Monday, September 08, 2008

The Slime of Miss Green Moldy

Hey, what can I say? I can't remember why I'm standing in the kitchen spinning in circles with the water running, the tea kettle boiling, my Sim peeps hollering for help while sweat trickles down the middle of my back and pools in my butt crack, but I can STILL MAKE UP SILLY TITLES FOR THINGS!

For those of you who were not born before the Flood, that title is a take on some old movie: the Prime of Miss Jean Brodie.

I thought of another one, sure to go right over the heads of the less aged and/or historically savvy: "Would you like some Menachem Bacon with those eggs?"

Okay, today was one of those days. Up at 3:30 for no reason at all except I could tell my body was done sleeping for the night. Exhausted by 10 am with a mounting headache, I decided to pop out to the grocery store really quick for some laundry detergent and the super duper bottle of quick-release Advil. My hair was wet from the shower, I had on baggy clothes that are stained and frankly not fit for the charity barrel, and the worst shoes on earth: old red tennies that I spray painted pink once upon a time on a whim.
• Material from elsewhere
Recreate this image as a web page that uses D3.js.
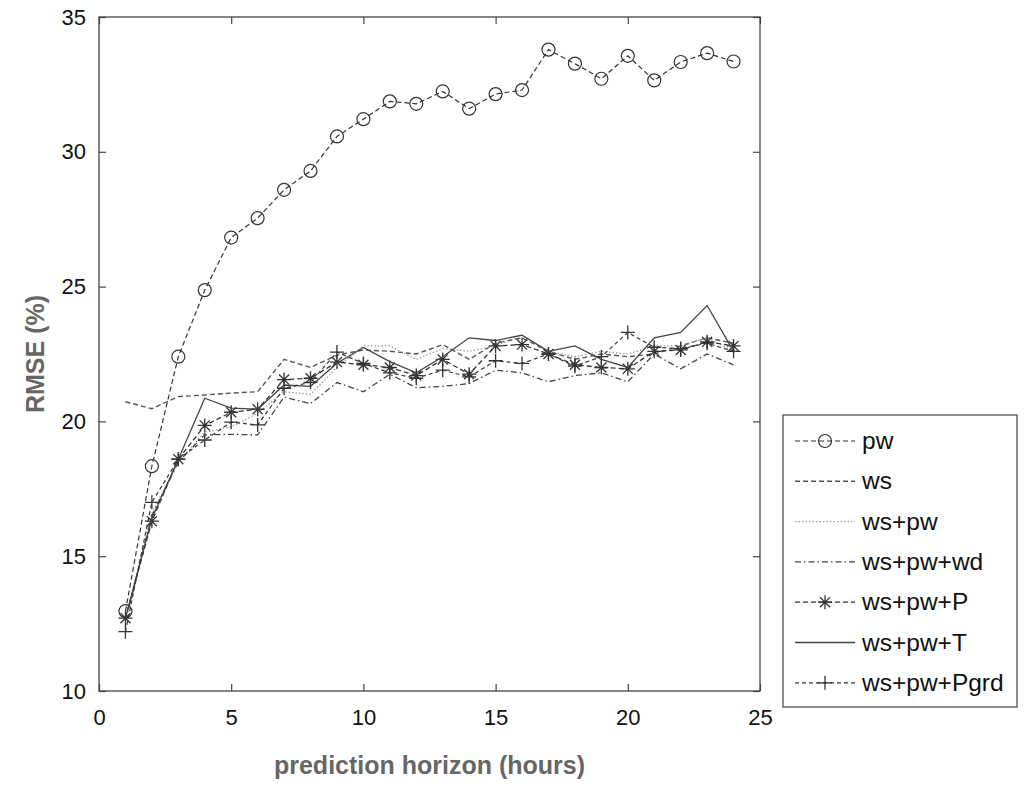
<!DOCTYPE html>
<html>
<head>
<meta charset="utf-8">
<script src="https://cdn.jsdelivr.net/npm/d3@7"></script>
<style>
  body { margin: 0; background: #fff; }
  text { font-family: "Liberation Sans", Arial, sans-serif; }
</style>
</head>
<body>
<div id="chart"></div>
<script>
/* DATA */
const hours = d3.range(1, 25);
const seriesNames = ["pw", "ws", "ws+pw", "ws+pw+wd", "ws+pw+P", "ws+pw+T", "ws+pw+Pgrd"];

const pw     = [12.96, 18.34, 22.4, 24.87, 26.82, 27.54, 28.59, 29.29, 30.57, 31.21, 31.87, 31.78,
                32.24, 31.6, 32.14, 32.29, 33.79, 33.27, 32.71, 33.56, 32.65, 33.33, 33.66, 33.35];
const ws     = [20.73, 20.47, 20.92, 20.98, 21.05, 21.1, 22.3, 22.0, 22.46, 22.65, 22.6, 22.5,
                22.85, 22.3, 22.9, 23.1, 22.6, 22.3, 22.5, 22.4, 22.5, 22.8, 23.1, 22.9];
const wsPw   = [12.7, 16.6, 18.5, 19.6, 19.8, 20.3, 21.1, 21.0, 22.0, 22.8, 22.8, 22.3,
                22.7, 22.6, 22.8, 23.2, 22.6, 22.4, 22.6, 22.5, 22.8, 22.8, 23.1, 22.6];
const wsPwWd = [12.6, 16.5, 18.5, 19.5, 19.52, 19.5, 20.9, 20.66, 21.44, 21.1, 21.75, 21.25,
                21.3, 21.4, 21.9, 21.8, 21.47, 21.7, 21.8, 21.47, 22.5, 21.95, 22.5, 22.1];
const wsPwP  = [12.7, 16.3, 18.6, 19.85, 20.34, 20.45, 21.55, 21.6, 22.2, 22.1, 22.0, 21.7,
                22.3, 21.75, 22.8, 22.85, 22.5, 22.1, 22.0, 21.95, 22.6, 22.65, 22.95, 22.8];
const wsPwT  = [12.7, 16.4, 18.6, 20.86, 20.49, 20.45, 21.35, 21.3, 22.16, 22.74, 22.22, 21.8,
                22.4, 23.1, 23.0, 23.2, 22.6, 22.8, 22.3, 22.0, 23.1, 23.3, 24.3, 22.6];
const wsPwPg = [12.2, 17.0, 18.6, 19.31, 19.97, 19.87, 21.23, 21.45, 22.57, 22.15, 21.8, 21.6,
                21.9, 21.65, 22.25, 22.15, 22.5, 22.05, 22.4, 23.3, 22.75, 22.7, 22.9, 22.6];

const xTicks = [0, 5, 10, 15, 20, 25];
const yTicks = [10, 15, 20, 25, 30, 35];

const values = [pw, ws, wsPw, wsPwWd, wsPwP, wsPwT, wsPwPg];

// line styles (MATLAB look)
const styles = [
  { dash: "5,3", color: "#333", width: 1.2, marker: "o" },
  { dash: "5,3", color: "#555", width: 1.4, marker: null },
  { dash: "1.5,2", color: "#999", width: 1.2, marker: null },
  { dash: "6,3,1.5,3", color: "#444", width: 1.3, marker: null },
  { dash: "5,3", color: "#333", width: 1.3, marker: "*" },
  { dash: null, color: "#444", width: 1.3, marker: null },
  { dash: "4,3", color: "#333", width: 1.2, marker: "+" }
];

const W = 1025, H = 785;
const margin = { top: 17, right: 265, bottom: 94, left: 99 };
const width = 760 - margin.left;
const height = 691 - margin.top;

const svg = d3.select("#chart").append("svg")
  .attr("width", W).attr("height", H);

const g = svg.append("g")
  .attr("transform", `translate(${margin.left},${margin.top})`);

const x = d3.scaleLinear().domain([0, 25]).range([0, width]);
const y = d3.scaleLinear().domain([10, 35]).range([height, 0]);

// axes with inward ticks
const tickLen = 7;
const axisColor = "#444";

const xAxis = d3.axisBottom(x).tickValues(xTicks).tickSizeInner(-tickLen).tickSizeOuter(0).tickPadding(18);
const yAxis = d3.axisLeft(y).tickValues(yTicks).tickSizeInner(-tickLen).tickSizeOuter(0).tickPadding(13);

g.append("g").attr("transform", `translate(0,${height})`).call(xAxis);
g.append("g").call(yAxis);

// top and right ticks
g.append("g").call(d3.axisTop(x).tickValues(xTicks).tickSizeInner(-tickLen).tickSizeOuter(0).tickFormat(""));
g.append("g").attr("transform", `translate(${width},0)`)
  .call(d3.axisRight(y).tickValues(yTicks).tickSizeInner(-tickLen).tickSizeOuter(0).tickFormat(""));

g.selectAll(".domain").remove();
g.selectAll(".tick line").attr("stroke", axisColor).attr("stroke-width", 1.2);
g.selectAll(".tick text").attr("font-size", 22).attr("fill", "#111");

g.append("rect")
  .attr("width", width).attr("height", height)
  .attr("fill", "none").attr("stroke", axisColor).attr("stroke-width", 1.3);

// axis titles
svg.append("text")
  .attr("x", margin.left + width / 2).attr("y", 774)
  .attr("text-anchor", "middle")
  .attr("font-size", 25).attr("font-weight", "bold").attr("fill", "#666")
  .text("prediction horizon (hours)");

svg.append("text")
  .attr("transform", `translate(44,${margin.top + height / 2}) rotate(-90)`)
  .attr("text-anchor", "middle")
  .attr("font-size", 25).attr("font-weight", "bold").attr("fill", "#666")
  .text("RMSE (%)");

// markers
function drawMarker(sel, type, cx, cy, color) {
  if (type === "o") {
    sel.append("circle").attr("cx", cx).attr("cy", cy).attr("r", 6.5)
      .attr("fill", "none").attr("stroke", color).attr("stroke-width", 1.2);
  } else if (type === "+") {
    const s = 7;
    sel.append("path").attr("d", `M${cx - s},${cy}H${cx + s}M${cx},${cy - s}V${cy + s}`)
      .attr("stroke", color).attr("stroke-width", 1.3);
  } else if (type === "*") {
    const s = 7, d = s * 0.72;
    sel.append("path")
      .attr("d", `M${cx - s},${cy}H${cx + s}M${cx},${cy - s}V${cy + s}` +
                 `M${cx - d},${cy - d}L${cx + d},${cy + d}M${cx - d},${cy + d}L${cx + d},${cy - d}`)
      .attr("stroke", color).attr("stroke-width", 1.3);
  }
}

const line = d3.line().x((d, i) => x(hours[i])).y(d => y(d));

// draw series
values.forEach((vals, k) => {
  const st = styles[k];
  g.append("path")
    .datum(vals)
    .attr("d", line)
    .attr("fill", "none")
    .attr("stroke", st.color)
    .attr("stroke-width", st.width)
    .attr("stroke-dasharray", st.dash);
  if (st.marker) {
    const mg = g.append("g");
    vals.forEach((v, i) => drawMarker(mg, st.marker, x(hours[i]), y(v), st.color));
  }
});

// legend
const legX = 783, legY = 415, legW = 234, legH = 292, rowH = 40.3;
const legend = svg.append("g");
legend.append("rect")
  .attr("x", legX).attr("y", legY).attr("width", legW).attr("height", legH)
  .attr("fill", "#fff").attr("stroke", axisColor).attr("stroke-width", 1.2);

seriesNames.forEach((name, k) => {
  const st = styles[k];
  const cy = legY + 26 + k * rowH;
  legend.append("line")
    .attr("x1", legX + 12).attr("x2", legX + 72)
    .attr("y1", cy).attr("y2", cy)
    .attr("stroke", st.color).attr("stroke-width", st.width)
    .attr("stroke-dasharray", st.dash);
  if (st.marker) drawMarker(legend, st.marker, legX + 42, cy, st.color);
  legend.append("text")
    .attr("x", legX + 79).attr("y", cy + 8)
    .attr("font-size", 24.5).attr("fill", "#111")
    .text(name);
});
</script>
</body>
</html>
Because, you know, I'm just popping out for 15 minutes. I'll keep my head down low. I won't meet anyone I know. I won't be talking to any strangers. There won't be any dangers, dramas or emergencies between there and back again.

At the grocery store I successfully avoided the cute produce dude that has teased me for years that he is my husband because once, a LONG time ago he was sweeping the floor and I jumped over the broom.
I avoided going to my favorite checker because I felt too badly to make eye contact.
I made it all the way to pulling out my debit card when two ladies behind me raised a fuss about the cute little card holder I made out of paisley paper to keep my card from losing it's swipe. It's just like an old library card pocket, back when library cards were made of paper and needed to be protected. You know, kids, before PLASTIC was invented.

They kept insisting that was my hidden talent and where my fortune lay! I wanted to hang down my head and cry because, frankly? If that's my hidden talent? and where my fortunes lie? Then I'm a lost goner. Because I could probably sell them at 5 cents apiece and once I'd saturated the market I'd have made a quarter.

Finally I made it out of that store without too much fuss and as I pulled into the alley behind my building I almost ran smack dab into a downed power wire! Or, it could have been a telephone wire but how would I know? Like the Good Samaritan that I am, I whipped my car across the alley to block all other traffic and threw on my flashers.

I asked a nearby parishioner of the church, congregating in the parking lot like always, if she had a cell phone and explained the situation. She debated whether it was a 911 emergency or not while I had time to take stock of her bling, her perfectly coiffed hair, her designer shoes and the fact that her ear robot was the best quality shiny Star Wars model available on the market, I just KNEW she had time to take stock of my shoes, my hair, my air of desperate downtroddenness, and my trembling need for a big fix of Advil. Which, by the way, was all I could do to keep from whipping that bottle open right there and gnawing through the plastic in order to down a couple of them.

It's a shame, but I felt ashamed at my absolutely demented appearance. And why didn't I have my cell phone with me? What good does it do me at home when I'm out and about?

Nevertheless, I was not about to be thwarted in my quest to be a hero, so I stood my ground while she dithered about the phone. She finally decided to call the church administrator and see what he thought. I decided to handle it myself, quickly ran upstairs and called 911. I told the dispatcher that it might not be an emergency but it might be a sizzling smokin' hot 400 million volts of blue steel molten electricity just waiting for the hapless victim to come along and touch it, but it was her call whether to send out an officer or not.

Then I returned to my car hoping the cop was cute and single and over 75 otherwise he'd not be attracted to me unless he had full blown cataracts; firmly determined to have saved at least a dozen citizens from being reduced to charred ash heaps.

Alas, the cop was about 5 foot 1 inches tall, 23 years old soaking wet, totally oblivious to my flashers or my peepers, who calmly pulled up, got out of his vehicle and proceeded to roll the wire up and toss it out of the way.

Well, REALLY!

1 comment:

SmilingsMyFavorite said...

oh my goodness. I'm loving those pink tennis shoes! how funny! If the card holder career falls through, you can spray paint people's shoes for a living.